*Exercise task*: Everything from the line containing "Rebuild this chart" through the line containing "dash_scale = alt.Scale(domain=series_names, range=dashes)" must be written out exactly, and nothing more; leave any pictures out.

--- Start of Provided entries ---

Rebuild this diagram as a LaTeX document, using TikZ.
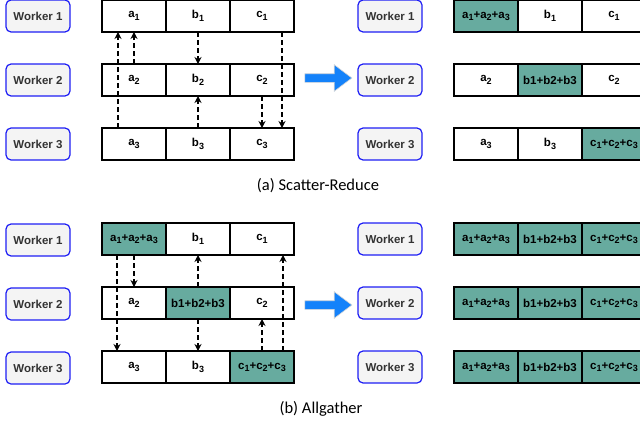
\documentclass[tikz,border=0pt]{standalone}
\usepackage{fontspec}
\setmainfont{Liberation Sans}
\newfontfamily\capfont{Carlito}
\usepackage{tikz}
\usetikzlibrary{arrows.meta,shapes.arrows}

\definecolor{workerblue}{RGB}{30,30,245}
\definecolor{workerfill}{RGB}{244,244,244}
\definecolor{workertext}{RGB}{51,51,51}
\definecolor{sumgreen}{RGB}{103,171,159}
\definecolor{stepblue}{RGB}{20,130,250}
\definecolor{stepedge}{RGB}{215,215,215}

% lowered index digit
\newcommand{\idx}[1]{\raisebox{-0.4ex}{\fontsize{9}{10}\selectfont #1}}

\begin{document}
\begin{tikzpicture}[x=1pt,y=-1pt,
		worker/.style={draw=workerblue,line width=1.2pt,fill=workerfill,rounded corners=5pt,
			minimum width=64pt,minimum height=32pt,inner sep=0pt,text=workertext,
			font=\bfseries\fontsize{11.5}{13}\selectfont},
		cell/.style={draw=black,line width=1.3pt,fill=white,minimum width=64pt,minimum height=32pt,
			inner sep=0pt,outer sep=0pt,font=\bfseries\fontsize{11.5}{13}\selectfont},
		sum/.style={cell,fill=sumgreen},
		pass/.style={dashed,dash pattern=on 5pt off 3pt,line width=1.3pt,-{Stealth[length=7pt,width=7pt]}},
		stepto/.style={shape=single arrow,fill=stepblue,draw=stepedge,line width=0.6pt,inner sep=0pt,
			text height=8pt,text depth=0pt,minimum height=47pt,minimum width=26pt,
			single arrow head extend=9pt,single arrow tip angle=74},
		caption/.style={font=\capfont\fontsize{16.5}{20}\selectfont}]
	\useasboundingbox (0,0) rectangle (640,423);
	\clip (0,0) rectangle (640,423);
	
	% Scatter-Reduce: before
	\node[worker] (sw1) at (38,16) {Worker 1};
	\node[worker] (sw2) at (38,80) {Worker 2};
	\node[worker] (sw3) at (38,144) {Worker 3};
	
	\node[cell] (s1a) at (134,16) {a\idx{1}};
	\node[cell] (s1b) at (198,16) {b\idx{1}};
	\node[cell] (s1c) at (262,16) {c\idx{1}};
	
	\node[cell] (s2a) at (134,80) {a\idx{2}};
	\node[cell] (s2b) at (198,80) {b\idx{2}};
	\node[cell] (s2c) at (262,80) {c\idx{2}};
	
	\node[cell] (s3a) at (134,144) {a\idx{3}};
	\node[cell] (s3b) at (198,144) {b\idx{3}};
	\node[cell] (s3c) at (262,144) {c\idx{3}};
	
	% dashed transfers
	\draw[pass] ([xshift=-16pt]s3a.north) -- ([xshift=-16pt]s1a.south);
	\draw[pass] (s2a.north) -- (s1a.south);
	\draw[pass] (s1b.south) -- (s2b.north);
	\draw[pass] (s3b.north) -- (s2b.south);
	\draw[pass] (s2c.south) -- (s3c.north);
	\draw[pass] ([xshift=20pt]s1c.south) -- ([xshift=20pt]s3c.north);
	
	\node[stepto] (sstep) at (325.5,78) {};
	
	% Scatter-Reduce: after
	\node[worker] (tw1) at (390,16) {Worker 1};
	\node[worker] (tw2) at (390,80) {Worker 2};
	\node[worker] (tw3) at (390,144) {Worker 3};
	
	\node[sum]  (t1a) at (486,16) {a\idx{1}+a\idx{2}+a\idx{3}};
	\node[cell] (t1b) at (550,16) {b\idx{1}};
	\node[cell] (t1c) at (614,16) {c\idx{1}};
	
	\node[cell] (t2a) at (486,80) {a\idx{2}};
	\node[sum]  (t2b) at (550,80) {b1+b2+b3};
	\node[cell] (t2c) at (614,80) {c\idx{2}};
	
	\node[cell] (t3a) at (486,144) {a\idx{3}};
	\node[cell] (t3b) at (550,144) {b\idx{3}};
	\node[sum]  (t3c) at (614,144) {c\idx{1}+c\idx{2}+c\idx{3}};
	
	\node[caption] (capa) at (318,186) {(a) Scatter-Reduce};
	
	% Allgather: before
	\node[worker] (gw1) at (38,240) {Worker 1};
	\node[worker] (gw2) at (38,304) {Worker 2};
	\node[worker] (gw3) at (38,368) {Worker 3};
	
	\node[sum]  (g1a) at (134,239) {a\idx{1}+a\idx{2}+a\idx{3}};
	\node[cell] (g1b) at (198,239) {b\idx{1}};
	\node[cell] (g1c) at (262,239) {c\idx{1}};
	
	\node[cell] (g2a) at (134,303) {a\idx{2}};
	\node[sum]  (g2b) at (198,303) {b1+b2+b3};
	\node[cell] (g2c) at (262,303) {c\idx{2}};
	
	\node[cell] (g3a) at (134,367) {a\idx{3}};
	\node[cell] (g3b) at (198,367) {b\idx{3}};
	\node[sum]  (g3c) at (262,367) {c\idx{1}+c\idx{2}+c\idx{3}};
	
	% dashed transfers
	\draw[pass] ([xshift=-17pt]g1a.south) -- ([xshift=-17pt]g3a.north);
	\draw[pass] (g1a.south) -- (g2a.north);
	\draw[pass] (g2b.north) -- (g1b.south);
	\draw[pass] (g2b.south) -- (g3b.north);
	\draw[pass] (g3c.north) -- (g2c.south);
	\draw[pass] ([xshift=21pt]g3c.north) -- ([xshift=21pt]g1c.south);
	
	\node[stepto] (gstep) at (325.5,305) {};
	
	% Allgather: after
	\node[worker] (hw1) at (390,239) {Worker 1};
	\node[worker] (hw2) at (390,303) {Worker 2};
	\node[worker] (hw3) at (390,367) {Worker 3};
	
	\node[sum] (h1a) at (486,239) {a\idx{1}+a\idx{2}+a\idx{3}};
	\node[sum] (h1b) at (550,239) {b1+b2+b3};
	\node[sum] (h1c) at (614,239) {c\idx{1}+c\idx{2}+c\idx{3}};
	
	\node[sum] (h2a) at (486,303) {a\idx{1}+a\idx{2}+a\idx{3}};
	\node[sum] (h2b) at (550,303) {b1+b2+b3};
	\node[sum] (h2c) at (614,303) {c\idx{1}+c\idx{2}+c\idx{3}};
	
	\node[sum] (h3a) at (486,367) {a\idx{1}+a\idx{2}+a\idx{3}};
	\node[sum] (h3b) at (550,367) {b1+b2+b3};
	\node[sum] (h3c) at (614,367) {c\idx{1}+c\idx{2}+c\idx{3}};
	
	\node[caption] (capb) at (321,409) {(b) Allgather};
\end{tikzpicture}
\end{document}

--- End of Provided entries ---
--- Start of Provided entries ---

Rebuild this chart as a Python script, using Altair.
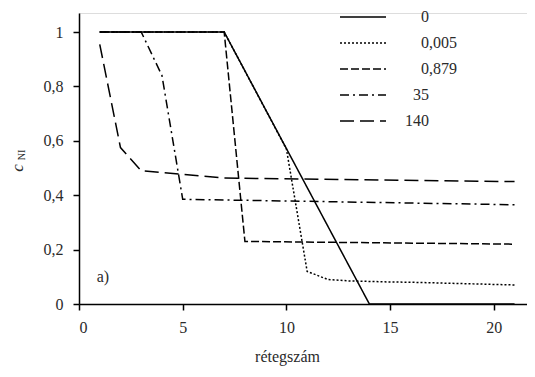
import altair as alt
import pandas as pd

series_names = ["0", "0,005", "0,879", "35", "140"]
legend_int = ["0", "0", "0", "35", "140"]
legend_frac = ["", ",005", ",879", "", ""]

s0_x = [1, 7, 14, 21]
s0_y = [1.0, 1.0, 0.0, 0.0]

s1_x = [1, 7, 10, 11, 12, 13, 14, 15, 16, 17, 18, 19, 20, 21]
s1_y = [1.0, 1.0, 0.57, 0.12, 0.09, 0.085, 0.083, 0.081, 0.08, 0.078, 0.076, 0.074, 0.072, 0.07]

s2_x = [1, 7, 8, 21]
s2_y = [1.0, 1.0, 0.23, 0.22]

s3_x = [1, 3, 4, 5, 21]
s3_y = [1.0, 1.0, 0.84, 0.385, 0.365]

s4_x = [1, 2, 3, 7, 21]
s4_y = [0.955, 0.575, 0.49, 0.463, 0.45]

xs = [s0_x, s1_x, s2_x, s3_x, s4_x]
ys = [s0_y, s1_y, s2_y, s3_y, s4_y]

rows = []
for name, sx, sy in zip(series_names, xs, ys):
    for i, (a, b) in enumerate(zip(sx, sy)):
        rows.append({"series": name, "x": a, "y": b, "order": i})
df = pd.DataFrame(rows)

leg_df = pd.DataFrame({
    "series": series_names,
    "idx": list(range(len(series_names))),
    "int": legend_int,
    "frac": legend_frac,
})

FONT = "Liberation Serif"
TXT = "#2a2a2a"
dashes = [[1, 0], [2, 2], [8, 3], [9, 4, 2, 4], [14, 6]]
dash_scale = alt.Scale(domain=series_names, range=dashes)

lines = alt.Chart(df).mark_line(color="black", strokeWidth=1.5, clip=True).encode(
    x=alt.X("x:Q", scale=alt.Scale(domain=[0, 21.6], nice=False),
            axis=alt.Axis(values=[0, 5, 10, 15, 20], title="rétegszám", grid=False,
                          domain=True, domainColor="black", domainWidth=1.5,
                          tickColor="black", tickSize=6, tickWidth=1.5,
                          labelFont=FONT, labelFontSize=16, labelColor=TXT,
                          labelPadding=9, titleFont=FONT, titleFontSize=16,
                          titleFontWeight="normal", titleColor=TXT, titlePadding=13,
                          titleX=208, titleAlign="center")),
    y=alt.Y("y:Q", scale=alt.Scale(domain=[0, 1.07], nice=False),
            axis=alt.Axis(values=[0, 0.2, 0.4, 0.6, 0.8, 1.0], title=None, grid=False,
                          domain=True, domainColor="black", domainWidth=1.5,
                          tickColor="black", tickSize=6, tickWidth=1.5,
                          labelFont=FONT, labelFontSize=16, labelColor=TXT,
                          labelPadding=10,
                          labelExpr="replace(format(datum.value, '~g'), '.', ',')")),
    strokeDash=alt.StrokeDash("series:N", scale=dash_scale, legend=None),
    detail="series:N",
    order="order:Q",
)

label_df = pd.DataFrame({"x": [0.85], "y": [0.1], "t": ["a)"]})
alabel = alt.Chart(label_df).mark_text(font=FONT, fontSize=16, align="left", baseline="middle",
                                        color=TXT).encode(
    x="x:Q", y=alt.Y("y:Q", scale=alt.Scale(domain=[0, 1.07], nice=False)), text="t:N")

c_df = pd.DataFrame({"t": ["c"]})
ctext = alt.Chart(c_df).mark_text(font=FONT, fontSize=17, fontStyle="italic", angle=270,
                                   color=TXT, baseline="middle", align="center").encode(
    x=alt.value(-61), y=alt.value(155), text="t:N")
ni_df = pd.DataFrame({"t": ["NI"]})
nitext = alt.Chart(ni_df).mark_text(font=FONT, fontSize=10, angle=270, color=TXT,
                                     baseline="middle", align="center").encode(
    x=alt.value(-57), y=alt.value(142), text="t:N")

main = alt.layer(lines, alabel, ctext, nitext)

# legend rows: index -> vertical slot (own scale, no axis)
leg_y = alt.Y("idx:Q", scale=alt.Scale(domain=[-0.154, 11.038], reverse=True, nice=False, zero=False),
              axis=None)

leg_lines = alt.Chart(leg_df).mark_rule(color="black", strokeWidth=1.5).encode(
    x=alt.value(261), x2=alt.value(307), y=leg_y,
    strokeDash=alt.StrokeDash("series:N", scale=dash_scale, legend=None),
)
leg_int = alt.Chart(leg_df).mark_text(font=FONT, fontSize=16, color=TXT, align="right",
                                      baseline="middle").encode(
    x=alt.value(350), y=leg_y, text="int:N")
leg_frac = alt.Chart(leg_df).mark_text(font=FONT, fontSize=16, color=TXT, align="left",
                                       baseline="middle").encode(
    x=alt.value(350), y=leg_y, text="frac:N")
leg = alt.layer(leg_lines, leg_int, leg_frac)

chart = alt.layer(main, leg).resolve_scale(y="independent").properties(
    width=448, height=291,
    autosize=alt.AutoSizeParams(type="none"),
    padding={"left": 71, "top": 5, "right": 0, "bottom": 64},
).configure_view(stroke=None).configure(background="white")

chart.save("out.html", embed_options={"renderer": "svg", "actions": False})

--- End of Provided entries ---
--- Start of Provided entries ---

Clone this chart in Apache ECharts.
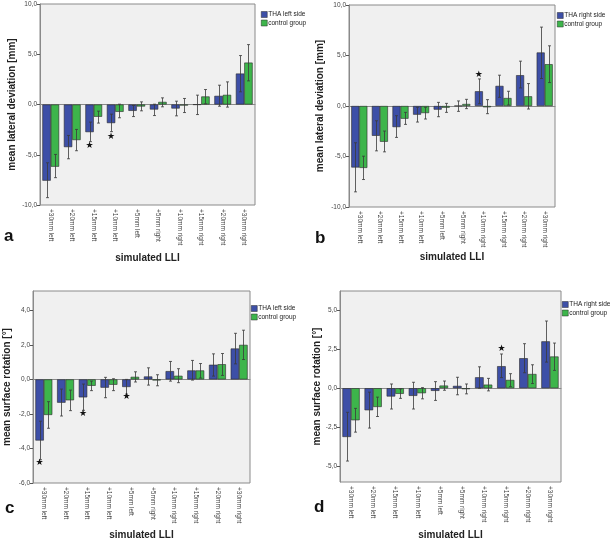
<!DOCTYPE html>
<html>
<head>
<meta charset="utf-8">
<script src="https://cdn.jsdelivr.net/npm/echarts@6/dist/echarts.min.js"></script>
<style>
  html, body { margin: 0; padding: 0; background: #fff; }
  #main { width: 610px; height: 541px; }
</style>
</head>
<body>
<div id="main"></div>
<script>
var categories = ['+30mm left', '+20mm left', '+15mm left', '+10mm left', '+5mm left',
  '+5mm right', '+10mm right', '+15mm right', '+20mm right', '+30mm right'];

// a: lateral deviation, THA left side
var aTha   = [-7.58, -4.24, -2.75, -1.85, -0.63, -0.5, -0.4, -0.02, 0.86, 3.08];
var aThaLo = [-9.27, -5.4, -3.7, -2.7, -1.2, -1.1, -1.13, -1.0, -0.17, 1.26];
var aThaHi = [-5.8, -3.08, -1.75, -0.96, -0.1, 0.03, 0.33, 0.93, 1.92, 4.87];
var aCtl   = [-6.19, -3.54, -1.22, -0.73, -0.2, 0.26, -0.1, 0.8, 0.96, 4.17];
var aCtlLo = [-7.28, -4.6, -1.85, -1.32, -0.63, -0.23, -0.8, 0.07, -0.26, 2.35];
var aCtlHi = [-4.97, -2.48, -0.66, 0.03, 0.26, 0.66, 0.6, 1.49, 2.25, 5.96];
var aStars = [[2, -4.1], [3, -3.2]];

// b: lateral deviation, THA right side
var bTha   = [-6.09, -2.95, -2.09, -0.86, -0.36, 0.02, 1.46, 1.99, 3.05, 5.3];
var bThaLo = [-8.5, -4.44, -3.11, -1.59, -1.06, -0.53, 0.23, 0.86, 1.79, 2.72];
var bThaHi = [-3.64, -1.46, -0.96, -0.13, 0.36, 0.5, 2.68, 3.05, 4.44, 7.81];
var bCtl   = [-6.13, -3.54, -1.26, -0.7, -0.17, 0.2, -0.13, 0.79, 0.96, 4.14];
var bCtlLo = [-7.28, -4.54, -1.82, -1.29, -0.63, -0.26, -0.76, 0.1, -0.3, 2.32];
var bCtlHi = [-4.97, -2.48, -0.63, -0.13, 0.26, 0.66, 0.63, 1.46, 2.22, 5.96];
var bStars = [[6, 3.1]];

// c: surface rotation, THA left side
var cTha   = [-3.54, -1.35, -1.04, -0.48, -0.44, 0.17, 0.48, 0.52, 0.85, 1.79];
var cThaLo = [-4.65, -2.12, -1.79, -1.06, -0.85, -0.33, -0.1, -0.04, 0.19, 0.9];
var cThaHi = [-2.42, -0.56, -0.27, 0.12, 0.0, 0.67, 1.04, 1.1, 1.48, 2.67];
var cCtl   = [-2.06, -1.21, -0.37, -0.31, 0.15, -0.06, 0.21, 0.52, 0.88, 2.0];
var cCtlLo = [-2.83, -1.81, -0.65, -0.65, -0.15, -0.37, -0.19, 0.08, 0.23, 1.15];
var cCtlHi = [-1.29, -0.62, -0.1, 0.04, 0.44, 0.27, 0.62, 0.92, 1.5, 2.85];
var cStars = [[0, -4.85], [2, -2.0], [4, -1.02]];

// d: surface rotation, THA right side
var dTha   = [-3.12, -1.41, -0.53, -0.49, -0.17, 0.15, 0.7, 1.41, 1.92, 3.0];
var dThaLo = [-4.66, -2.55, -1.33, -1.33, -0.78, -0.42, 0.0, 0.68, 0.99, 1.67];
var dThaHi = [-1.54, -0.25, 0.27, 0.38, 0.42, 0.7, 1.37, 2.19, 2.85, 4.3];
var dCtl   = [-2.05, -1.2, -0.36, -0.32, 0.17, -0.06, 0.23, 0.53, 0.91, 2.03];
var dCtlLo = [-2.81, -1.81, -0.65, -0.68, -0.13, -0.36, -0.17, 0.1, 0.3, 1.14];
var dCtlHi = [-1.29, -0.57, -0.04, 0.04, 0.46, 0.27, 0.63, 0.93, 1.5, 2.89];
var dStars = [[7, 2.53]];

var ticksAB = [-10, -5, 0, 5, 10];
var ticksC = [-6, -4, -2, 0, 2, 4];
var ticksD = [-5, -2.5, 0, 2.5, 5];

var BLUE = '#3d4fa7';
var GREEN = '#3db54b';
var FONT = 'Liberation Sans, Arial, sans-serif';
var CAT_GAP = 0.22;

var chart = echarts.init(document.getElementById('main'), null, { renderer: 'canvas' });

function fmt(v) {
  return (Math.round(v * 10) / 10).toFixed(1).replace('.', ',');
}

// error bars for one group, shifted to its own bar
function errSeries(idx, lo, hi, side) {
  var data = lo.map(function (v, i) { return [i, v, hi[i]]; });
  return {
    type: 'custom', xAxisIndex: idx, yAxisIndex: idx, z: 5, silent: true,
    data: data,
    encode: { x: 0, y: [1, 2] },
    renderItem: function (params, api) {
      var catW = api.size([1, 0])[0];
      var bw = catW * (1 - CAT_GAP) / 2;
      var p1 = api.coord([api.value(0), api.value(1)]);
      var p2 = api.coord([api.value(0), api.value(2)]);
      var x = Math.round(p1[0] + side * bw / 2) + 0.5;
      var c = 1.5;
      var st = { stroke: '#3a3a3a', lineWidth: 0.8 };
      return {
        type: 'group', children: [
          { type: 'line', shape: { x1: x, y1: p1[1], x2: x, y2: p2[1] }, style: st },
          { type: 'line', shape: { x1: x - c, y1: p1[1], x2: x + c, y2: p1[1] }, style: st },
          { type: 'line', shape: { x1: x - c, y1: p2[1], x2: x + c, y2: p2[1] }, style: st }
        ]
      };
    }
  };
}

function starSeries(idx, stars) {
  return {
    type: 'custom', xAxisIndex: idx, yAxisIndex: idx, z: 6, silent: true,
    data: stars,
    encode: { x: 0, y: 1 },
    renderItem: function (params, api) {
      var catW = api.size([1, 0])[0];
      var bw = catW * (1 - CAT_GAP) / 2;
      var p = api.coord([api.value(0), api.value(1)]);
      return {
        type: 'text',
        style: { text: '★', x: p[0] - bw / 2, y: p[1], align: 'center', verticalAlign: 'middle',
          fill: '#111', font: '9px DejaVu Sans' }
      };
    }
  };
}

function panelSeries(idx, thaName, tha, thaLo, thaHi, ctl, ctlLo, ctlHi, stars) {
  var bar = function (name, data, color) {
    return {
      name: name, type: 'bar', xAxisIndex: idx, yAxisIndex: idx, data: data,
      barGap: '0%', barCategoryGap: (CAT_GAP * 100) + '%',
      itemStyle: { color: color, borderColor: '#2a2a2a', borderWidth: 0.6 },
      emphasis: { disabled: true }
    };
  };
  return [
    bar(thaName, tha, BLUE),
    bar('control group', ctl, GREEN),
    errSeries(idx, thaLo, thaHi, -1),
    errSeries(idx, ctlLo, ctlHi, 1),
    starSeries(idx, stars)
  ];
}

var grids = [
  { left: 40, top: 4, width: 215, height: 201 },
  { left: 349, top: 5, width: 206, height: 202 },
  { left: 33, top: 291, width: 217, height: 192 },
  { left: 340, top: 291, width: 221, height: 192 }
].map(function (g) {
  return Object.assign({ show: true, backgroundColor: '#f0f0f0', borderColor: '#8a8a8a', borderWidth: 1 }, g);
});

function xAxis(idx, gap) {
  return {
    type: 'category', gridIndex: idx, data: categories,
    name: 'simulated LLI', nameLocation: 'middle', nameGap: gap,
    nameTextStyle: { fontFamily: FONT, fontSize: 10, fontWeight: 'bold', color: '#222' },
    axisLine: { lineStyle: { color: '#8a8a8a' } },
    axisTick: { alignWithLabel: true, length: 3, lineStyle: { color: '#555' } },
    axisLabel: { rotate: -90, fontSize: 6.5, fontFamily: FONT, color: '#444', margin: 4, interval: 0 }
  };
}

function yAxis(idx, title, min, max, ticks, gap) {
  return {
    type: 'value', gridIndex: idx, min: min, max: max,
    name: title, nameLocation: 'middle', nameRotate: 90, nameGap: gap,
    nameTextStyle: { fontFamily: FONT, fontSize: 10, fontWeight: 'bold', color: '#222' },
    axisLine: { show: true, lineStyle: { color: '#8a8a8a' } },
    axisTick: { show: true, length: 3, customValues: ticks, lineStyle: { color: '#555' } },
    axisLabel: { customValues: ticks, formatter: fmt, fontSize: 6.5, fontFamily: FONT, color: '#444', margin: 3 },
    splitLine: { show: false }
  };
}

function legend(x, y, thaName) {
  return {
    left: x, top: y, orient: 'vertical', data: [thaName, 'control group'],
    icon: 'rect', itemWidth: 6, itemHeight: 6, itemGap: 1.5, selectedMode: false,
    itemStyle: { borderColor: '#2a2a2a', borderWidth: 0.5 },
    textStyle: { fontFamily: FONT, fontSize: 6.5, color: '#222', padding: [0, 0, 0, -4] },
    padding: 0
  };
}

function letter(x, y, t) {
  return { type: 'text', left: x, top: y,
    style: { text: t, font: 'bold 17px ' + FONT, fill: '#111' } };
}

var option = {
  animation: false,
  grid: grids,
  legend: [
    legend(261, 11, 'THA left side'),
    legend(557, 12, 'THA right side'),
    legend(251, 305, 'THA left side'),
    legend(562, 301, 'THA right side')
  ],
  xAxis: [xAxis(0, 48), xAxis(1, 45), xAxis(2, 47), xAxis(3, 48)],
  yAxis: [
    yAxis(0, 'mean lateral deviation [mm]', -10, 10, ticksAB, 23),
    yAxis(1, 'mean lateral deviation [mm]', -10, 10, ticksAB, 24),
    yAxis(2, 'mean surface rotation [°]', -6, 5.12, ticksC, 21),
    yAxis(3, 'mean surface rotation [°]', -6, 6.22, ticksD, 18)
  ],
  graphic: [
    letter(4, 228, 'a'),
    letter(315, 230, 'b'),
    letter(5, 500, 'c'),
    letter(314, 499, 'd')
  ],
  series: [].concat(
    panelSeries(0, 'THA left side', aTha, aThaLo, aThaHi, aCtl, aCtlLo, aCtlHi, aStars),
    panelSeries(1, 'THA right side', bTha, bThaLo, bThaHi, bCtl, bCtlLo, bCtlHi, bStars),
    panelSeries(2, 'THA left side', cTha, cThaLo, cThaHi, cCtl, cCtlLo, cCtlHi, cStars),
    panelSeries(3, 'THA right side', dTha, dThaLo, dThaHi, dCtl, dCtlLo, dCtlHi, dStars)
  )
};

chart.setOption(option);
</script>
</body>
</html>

--- End of Provided entries ---

*Task solution*:
Rebuild this chart as a Python script, using Altair.
import altair as alt
import pandas as pd

series_names = ["0", "0,005", "0,879", "35", "140"]
legend_int = ["0", "0", "0", "35", "140"]
legend_frac = ["", ",005", ",879", "", ""]

s0_x = [1, 7, 14, 21]
s0_y = [1.0, 1.0, 0.0, 0.0]

s1_x = [1, 7, 10, 11, 12, 13, 14, 15, 16, 17, 18, 19, 20, 21]
s1_y = [1.0, 1.0, 0.57, 0.12, 0.09, 0.085, 0.083, 0.081, 0.08, 0.078, 0.076, 0.074, 0.072, 0.07]

s2_x = [1, 7, 8, 21]
s2_y = [1.0, 1.0, 0.23, 0.22]

s3_x = [1, 3, 4, 5, 21]
s3_y = [1.0, 1.0, 0.84, 0.385, 0.365]

s4_x = [1, 2, 3, 7, 21]
s4_y = [0.955, 0.575, 0.49, 0.463, 0.45]

xs = [s0_x, s1_x, s2_x, s3_x, s4_x]
ys = [s0_y, s1_y, s2_y, s3_y, s4_y]

rows = []
for name, sx, sy in zip(series_names, xs, ys):
    for i, (a, b) in enumerate(zip(sx, sy)):
        rows.append({"series": name, "x": a, "y": b, "order": i})
df = pd.DataFrame(rows)

leg_df = pd.DataFrame({
    "series": series_names,
    "idx": list(range(len(series_names))),
    "int": legend_int,
    "frac": legend_frac,
})

FONT = "Liberation Serif"
TXT = "#2a2a2a"
dashes = [[1, 0], [2, 2], [8, 3], [9, 4, 2, 4], [14, 6]]
dash_scale = alt.Scale(domain=series_names, range=dashes)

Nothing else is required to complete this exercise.